## THE EXERCISE
Pictures stay out of your copy, but everything else in the records below must be repeated exactly.

## DATA PROVIDED

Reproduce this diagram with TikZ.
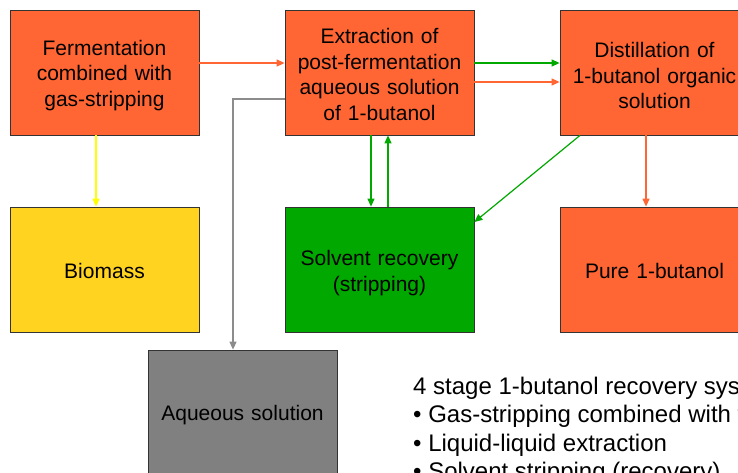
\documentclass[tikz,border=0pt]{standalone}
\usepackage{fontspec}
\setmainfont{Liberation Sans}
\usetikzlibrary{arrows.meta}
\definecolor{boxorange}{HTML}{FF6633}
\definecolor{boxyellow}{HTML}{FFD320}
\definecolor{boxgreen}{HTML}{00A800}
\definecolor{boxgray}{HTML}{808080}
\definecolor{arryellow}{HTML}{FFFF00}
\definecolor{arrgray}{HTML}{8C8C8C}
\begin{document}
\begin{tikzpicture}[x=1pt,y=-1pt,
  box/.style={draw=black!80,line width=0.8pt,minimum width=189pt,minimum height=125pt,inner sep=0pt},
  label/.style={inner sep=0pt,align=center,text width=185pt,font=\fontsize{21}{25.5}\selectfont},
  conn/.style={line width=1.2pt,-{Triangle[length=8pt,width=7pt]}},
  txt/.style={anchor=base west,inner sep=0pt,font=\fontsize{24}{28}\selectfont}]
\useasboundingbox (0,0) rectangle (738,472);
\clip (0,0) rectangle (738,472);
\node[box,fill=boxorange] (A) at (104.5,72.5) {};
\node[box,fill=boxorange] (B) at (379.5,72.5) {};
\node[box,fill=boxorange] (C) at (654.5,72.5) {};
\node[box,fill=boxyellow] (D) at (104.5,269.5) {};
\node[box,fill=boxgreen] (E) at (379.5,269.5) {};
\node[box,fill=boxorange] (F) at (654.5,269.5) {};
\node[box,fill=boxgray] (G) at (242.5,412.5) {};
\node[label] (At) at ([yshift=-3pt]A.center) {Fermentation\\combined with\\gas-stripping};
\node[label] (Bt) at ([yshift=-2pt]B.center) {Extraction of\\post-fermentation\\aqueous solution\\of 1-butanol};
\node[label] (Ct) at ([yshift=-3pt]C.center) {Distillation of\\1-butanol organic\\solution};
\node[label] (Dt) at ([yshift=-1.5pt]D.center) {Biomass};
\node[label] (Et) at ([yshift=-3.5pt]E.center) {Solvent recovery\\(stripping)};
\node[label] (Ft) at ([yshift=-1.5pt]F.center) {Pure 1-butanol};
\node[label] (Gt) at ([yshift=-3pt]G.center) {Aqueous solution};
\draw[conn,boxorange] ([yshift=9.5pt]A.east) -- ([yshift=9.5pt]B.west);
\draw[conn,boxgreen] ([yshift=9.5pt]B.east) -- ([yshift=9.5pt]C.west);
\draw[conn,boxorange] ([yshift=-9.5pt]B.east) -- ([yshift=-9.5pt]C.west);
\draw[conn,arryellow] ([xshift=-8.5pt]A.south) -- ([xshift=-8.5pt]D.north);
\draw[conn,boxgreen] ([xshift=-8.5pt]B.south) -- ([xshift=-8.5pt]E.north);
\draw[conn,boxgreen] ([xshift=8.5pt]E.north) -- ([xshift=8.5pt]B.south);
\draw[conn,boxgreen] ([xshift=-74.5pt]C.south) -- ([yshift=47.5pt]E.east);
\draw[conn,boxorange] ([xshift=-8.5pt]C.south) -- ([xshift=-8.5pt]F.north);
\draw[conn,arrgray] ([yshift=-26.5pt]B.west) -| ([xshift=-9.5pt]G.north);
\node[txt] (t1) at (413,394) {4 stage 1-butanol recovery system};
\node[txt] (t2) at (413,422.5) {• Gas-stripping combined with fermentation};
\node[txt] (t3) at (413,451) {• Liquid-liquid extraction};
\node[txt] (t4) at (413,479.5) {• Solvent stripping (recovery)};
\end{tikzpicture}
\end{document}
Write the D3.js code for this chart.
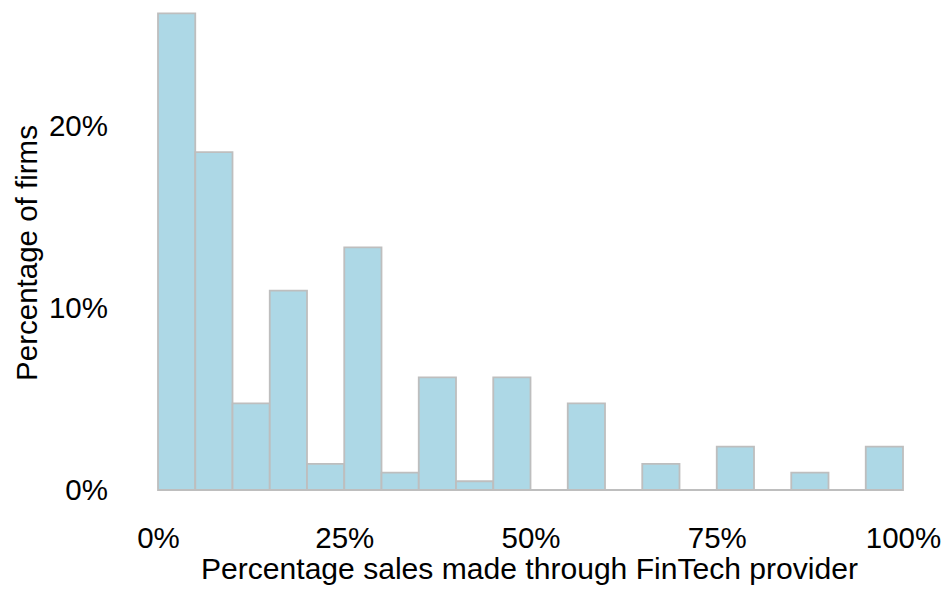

## ANSWER TO THIS PROBLEM
Reproduce this diagram with TikZ.
\documentclass[tikz,border=0pt]{standalone}
\usepackage{fontspec}
\setmainfont{Liberation Sans}
\usetikzlibrary{arrows.meta}
\definecolor{boxorange}{HTML}{FF6633}
\definecolor{boxyellow}{HTML}{FFD320}
\definecolor{boxgreen}{HTML}{00A800}
\definecolor{boxgray}{HTML}{808080}
\definecolor{arryellow}{HTML}{FFFF00}
\definecolor{arrgray}{HTML}{8C8C8C}
\begin{document}
\begin{tikzpicture}[x=1pt,y=-1pt,
  box/.style={draw=black!80,line width=0.8pt,minimum width=189pt,minimum height=125pt,inner sep=0pt},
  label/.style={inner sep=0pt,align=center,text width=185pt,font=\fontsize{21}{25.5}\selectfont},
  conn/.style={line width=1.2pt,-{Triangle[length=8pt,width=7pt]}},
  txt/.style={anchor=base west,inner sep=0pt,font=\fontsize{24}{28}\selectfont}]
\useasboundingbox (0,0) rectangle (738,472);
\clip (0,0) rectangle (738,472);
\node[box,fill=boxorange] (A) at (104.5,72.5) {};
\node[box,fill=boxorange] (B) at (379.5,72.5) {};
\node[box,fill=boxorange] (C) at (654.5,72.5) {};
\node[box,fill=boxyellow] (D) at (104.5,269.5) {};
\node[box,fill=boxgreen] (E) at (379.5,269.5) {};
\node[box,fill=boxorange] (F) at (654.5,269.5) {};
\node[box,fill=boxgray] (G) at (242.5,412.5) {};
\node[label] (At) at ([yshift=-3pt]A.center) {Fermentation\\combined with\\gas-stripping};
\node[label] (Bt) at ([yshift=-2pt]B.center) {Extraction of\\post-fermentation\\aqueous solution\\of 1-butanol};
\node[label] (Ct) at ([yshift=-3pt]C.center) {Distillation of\\1-butanol organic\\solution};
\node[label] (Dt) at ([yshift=-1.5pt]D.center) {Biomass};
\node[label] (Et) at ([yshift=-3.5pt]E.center) {Solvent recovery\\(stripping)};
\node[label] (Ft) at ([yshift=-1.5pt]F.center) {Pure 1-butanol};
\node[label] (Gt) at ([yshift=-3pt]G.center) {Aqueous solution};
\draw[conn,boxorange] ([yshift=9.5pt]A.east) -- ([yshift=9.5pt]B.west);
\draw[conn,boxgreen] ([yshift=9.5pt]B.east) -- ([yshift=9.5pt]C.west);
\draw[conn,boxorange] ([yshift=-9.5pt]B.east) -- ([yshift=-9.5pt]C.west);
\draw[conn,arryellow] ([xshift=-8.5pt]A.south) -- ([xshift=-8.5pt]D.north);
\draw[conn,boxgreen] ([xshift=-8.5pt]B.south) -- ([xshift=-8.5pt]E.north);
\draw[conn,boxgreen] ([xshift=8.5pt]E.north) -- ([xshift=8.5pt]B.south);
\draw[conn,boxgreen] ([xshift=-74.5pt]C.south) -- ([yshift=47.5pt]E.east);
\draw[conn,boxorange] ([xshift=-8.5pt]C.south) -- ([xshift=-8.5pt]F.north);
\draw[conn,arrgray] ([yshift=-26.5pt]B.west) -| ([xshift=-9.5pt]G.north);
\node[txt] (t1) at (413,394) {4 stage 1-butanol recovery system};
\node[txt] (t2) at (413,422.5) {• Gas-stripping combined with fermentation};
\node[txt] (t3) at (413,451) {• Liquid-liquid extraction};
\node[txt] (t4) at (413,479.5) {• Solvent stripping (recovery)};
\end{tikzpicture}
\end{document}
Write the D3.js code for this chart.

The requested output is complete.